I didn’t stop those mood stabilizers and “get my mind back” until my husband revealed his affair in April 2019. I stopped them in May 2019 because my thought process was that the affair was my fault because my personality had changed enough that I was a bad conversationalist (an insult that sticks with me to this day), I was no longer bubbly and creative – the meds killed my expressive creative side, I hadn’t done any art in years. I know part of my thought process was that I went on meds to be a “good girl” for him, and they actually changed who I was and I didn’t like who I became. I wanted to be me again, just not go all psychotic and believe strange stuff and act irrationally again.
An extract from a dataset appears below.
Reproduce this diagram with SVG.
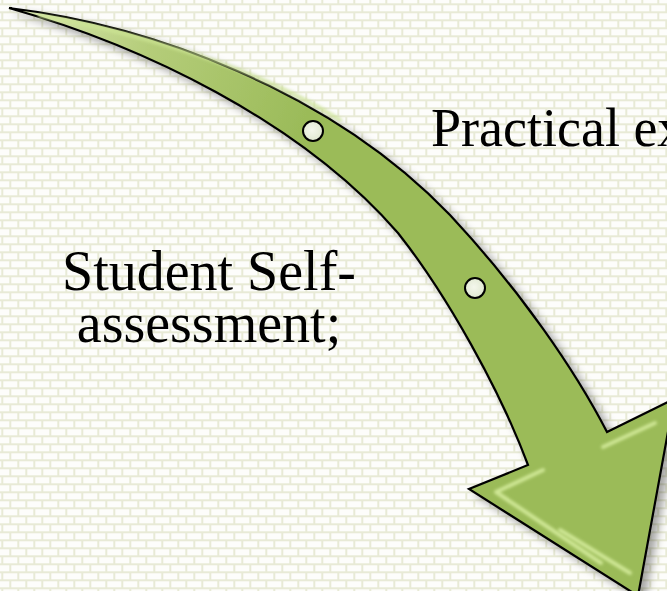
<svg xmlns="http://www.w3.org/2000/svg" width="667" height="591" viewBox="0 0 667 591">
  <defs>
    <pattern id="bricks" patternUnits="userSpaceOnUse" width="16" height="16" patternTransform="translate(11.3 5.3)">
      <rect width="16" height="16" fill="#e8ead6"/>
      <rect x="0" y="0" width="14" height="6" fill="#fdfdfb"/>
      <rect x="8" y="8" width="14" height="6" fill="#fdfdfb"/>
      <rect x="-8" y="8" width="14" height="6" fill="#fdfdfb"/>
    </pattern>
    <linearGradient id="shaftGrad" gradientUnits="userSpaceOnUse" x1="10" y1="10" x2="300" y2="130">
      <stop offset="0" stop-color="#dbe8b4"/>
      <stop offset="0.45" stop-color="#b5cd7a"/>
      <stop offset="1" stop-color="#9bbb59"/>
    </linearGradient>
    <filter id="shadow" x="-10%" y="-10%" width="130%" height="130%">
      <feDropShadow dx="6" dy="5" stdDeviation="4" flood-color="#000" flood-opacity="0.35"/>
    </filter>
    <filter id="soft" x="-20%" y="-20%" width="140%" height="140%">
      <feGaussianBlur stdDeviation="1.8"/>
    </filter>
    <radialGradient id="dotGrad" cx="0.45" cy="0.45" r="0.6">
      <stop offset="0" stop-color="#f4f7ec"/>
      <stop offset="1" stop-color="#dfe8cf"/>
    </radialGradient>
    <style>
      .lbl { font-family: "Liberation Serif", "Times New Roman", serif; fill: #000; }
      .dot { fill: url(#dotGrad); stroke: #000; stroke-width: 2; }
      .bevel { fill: none; stroke: #cfe795; stroke-width: 4; stroke-linecap: round; stroke-linejoin: round; filter: url(#soft); }
    </style>
  </defs>

  <rect width="667" height="591" fill="url(#bricks)"/>

  <g id="arrow">
    <path filter="url(#shadow)" fill="url(#shaftGrad)" stroke="#000" stroke-width="2.2" stroke-linejoin="miter"
      d="M 9,8 C 150,25 330,90 450,215 C 520,290 575,370 607,432 L 674,399 L 638,596 L 469,489 L 528,465 C 500,390 447,295 398,233 C 300,120 140,45 9,8 Z"/>
    <path class="bevel" d="M 40,16 C 150,35 260,70 340,120" stroke="#e4f2c0" opacity="0.7"/>
    <path class="bevel" d="M 603,447 L 655,423"/>
    <path class="bevel" d="M 543,470 L 496,492 L 601,563"/>
    <path class="bevel" d="M 560,530 L 630,573"/>
    <circle class="dot" cx="313" cy="131" r="10"/>
    <circle class="dot" cx="475" cy="288" r="10"/>
  </g>

  <g id="label-practical">
    <text class="lbl" x="431" y="146" font-size="54">Practical ex</text>
  </g>
  <g id="label-self">
    <text class="lbl" x="209" y="290" font-size="56" text-anchor="middle">Student Self-</text>
    <text class="lbl" x="209" y="342" font-size="56" text-anchor="middle">assessment;</text>
  </g>
</svg>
The heavy duty meds stopped in May and the pain started creeping back in August/September. I went to my doctor and saw him for medicine for the fibromyalgia again. By November, I went back and asked for a higher dose because I saw that it was also used as a mood stabilizer and thought I could kill 2 birds with 1 stone, and that maybe since it wasn’t designed as a mood stabilizer, it wouldn’t affect my personality like the others. It didn’t, even at higher doses.
Then we moved out of state on Christmas Day.
For a week in February (2020) I could literally not get out of bed. I could not move. I did get diagnosed with Hashimotos then, but I don’t know if that accounts for all the extreme pain. I was in emotional hell, isolated from friends and family and in a strange city and state, hundreds of miles from anything familiar.
I am lucky I found my church shortly before the COVID lockdown. Honestly? That is my saving grace through this, that is how I know God is actually watching out for me and does not in fact hate me like my OCD thoughts like to intrude often. Without my church and knowing there is this group of wonderful, caring people who are absolutely just really decent human beings…I don’t know. As I sit here in my office trying not to cry so my staff don’t see my red, puffy eyes, without the church and my faith to get me through this past year, I think I wouldn’t be here. I would have surely just given up and thrown in the towel.
Abuse is hard to deal with day in and day out without hope. I have seen others being verbally and even physically abused and wondered to myself why they would ever put up with it. I am humbled by my past thoughts, I had no idea the situation they were in.
I question if he knows he’s being abusive and does it on accident, and I blame myself for his abusive behavior. Or rather, for him becoming this way. 20 years ago, I remember being happy.
Why so Personal?
Why would I dare to share such a personal, albeit embarrassing, part of my life with strangers? Because there is an important take away.
For at least a year, if not more, after that incident, I felt like the worst human being alive and completely unforgivable. I felt they threw the term psychosis at me like it was supposed to give me some kind of “free pass” for the mess I got myself into.
What I did do, was felt compelled to keep going to church, every week. Eventually, I heard over and over about God’s forgiveness, no matter what you’ve done. It took a long time for that to sink in. Over time, I actually felt like I could forgive myself since God could forgive me. That was a big step for me.
I am so thankful to have such a merciful God that offers forgiveness so freely. It’s the only way I am able to function, otherwise I don’t think I could live with my past. So many regrets that I don’t have to be dragged down by.